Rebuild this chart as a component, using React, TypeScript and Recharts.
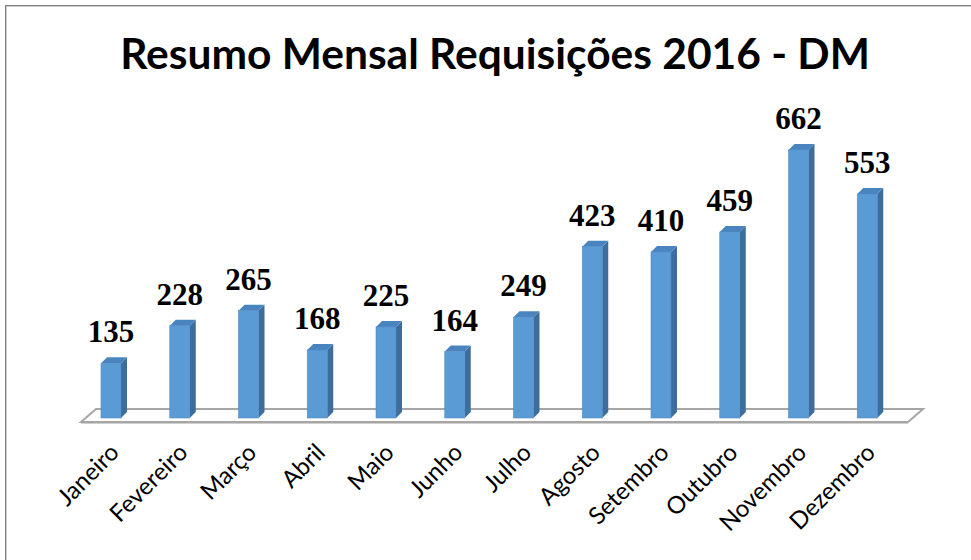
import React from 'react';
import { BarChart, Bar, XAxis, YAxis, LabelList, Customized } from 'recharts';

const months = [
  'Janeiro',
  'Fevereiro',
  'Março',
  'Abril',
  'Maio',
  'Junho',
  'Julho',
  'Agosto',
  'Setembro',
  'Outubro',
  'Novembro',
  'Dezembro',
];
const requisicoes = [135, 228, 265, 168, 225, 164, 249, 423, 410, 459, 662, 553];

const data = months.map((mes, i) => ({ mes, valor: requisicoes[i] }));

const W = 971;
const H = 560;
const M = { top: 134.5, right: 69, bottom: 0, left: 77 };
const AXIS_H = 142;
const PL = M.left;
const PR = W - M.right;
const PB = H - M.bottom - AXIS_H;

// 3d depth of the columns
const DX = 6;
const DY = 6;

const Column = (props: any) => {
  const { x, y, width, height } = props;
  if (!height) return null;
  return (
    <g>
      <polygon
        points={`${x + width},${y} ${x + width + DX},${y - DY} ${x + width + DX},${y + height - DY} ${x + width},${y + height}`}
        fill="#3d6d9b"
      />
      <polygon
        points={`${x},${y} ${x + DX},${y - DY} ${x + width + DX},${y - DY} ${x + width},${y}`}
        fill="#4a84bf"
      />
      <rect x={x} y={y} width={width} height={height} fill="#5b9bd5" stroke="#4f8bc6" strokeWidth={0.6} />
    </g>
  );
};

const ValueLabel = (props: any) => {
  const { x, y, width, value } = props;
  return (
    <text
      x={x + width / 2}
      y={y - 21}
      textAnchor="middle"
      fontFamily="'Liberation Serif', 'Times New Roman', serif"
      fontWeight="bold"
      fontSize={31}
      fill="#000"
    >
      {value}
    </text>
  );
};

const MonthTick = (props: any) => {
  const { x, payload } = props;
  const tx = x + 9;
  const ty = PB + 36;
  return (
    <text
      x={tx}
      y={ty}
      transform={`rotate(-45 ${tx} ${ty})`}
      textAnchor="end"
      fontFamily="Lato, 'Open Sans', sans-serif"
      fontSize={24}
      fill="#000"
    >
      {payload.value}
    </text>
  );
};

const Floor = () => (
  <g>
    <polygon
      points={`${PL + 4},${PB + 4} ${PL + 19},${PB - 9} ${PR + 21},${PB - 9} ${PR + 6},${PB + 4}`}
      fill="#ffffff"
      stroke="#a6a6a6"
      strokeWidth={2}
    />
    <line x1={PL + 4} y1={PB + 5.5} x2={PR + 6} y2={PB + 5.5} stroke="#cfcfcf" strokeWidth={1} />
  </g>
);

const Frame = () => (
  <g>
    <line x1={5} y1={5.5} x2={W} y2={5.5} stroke="#7f7f7f" strokeWidth={1} />
    <line x1={5} y1={6.5} x2={W} y2={6.5} stroke="#cccccc" strokeWidth={1} />
    <line x1={5.5} y1={5} x2={5.5} y2={H} stroke="#7f7f7f" strokeWidth={1} />
    <line x1={6.5} y1={6} x2={6.5} y2={H} stroke="#cccccc" strokeWidth={1} />
    <text
      x={495}
      y={69}
      textAnchor="middle"
      fontFamily="Lato, 'Open Sans', sans-serif"
      fontWeight="bold"
      fontSize={42.5}
      fill="#000"
    >
      Resumo Mensal Requisições 2016 - DM
    </text>
  </g>
);

export default function App() {
  return (
    <div style={{ position: 'absolute', left: 0, top: 0, width: W, height: H, background: '#fff' }}>
      <BarChart width={W} height={H} data={data} margin={M} barSize={20}>
        <Customized component={Frame} />
        <Customized component={Floor} />
        <XAxis
          dataKey="mes"
          axisLine={false}
          tickLine={false}
          height={AXIS_H}
          interval={0}
          tick={<MonthTick />}
        />
        <YAxis hide domain={[0, 700]} />
        <Bar dataKey="valor" shape={<Column />} isAnimationActive={false}>
          <LabelList dataKey="valor" content={<ValueLabel />} />
        </Bar>
      </BarChart>
    </div>
  );
}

####

→ **DIRECTIONS**
Say how many lines have the string "React" in them, offering no words beyond the number.

→ **RESULT**
2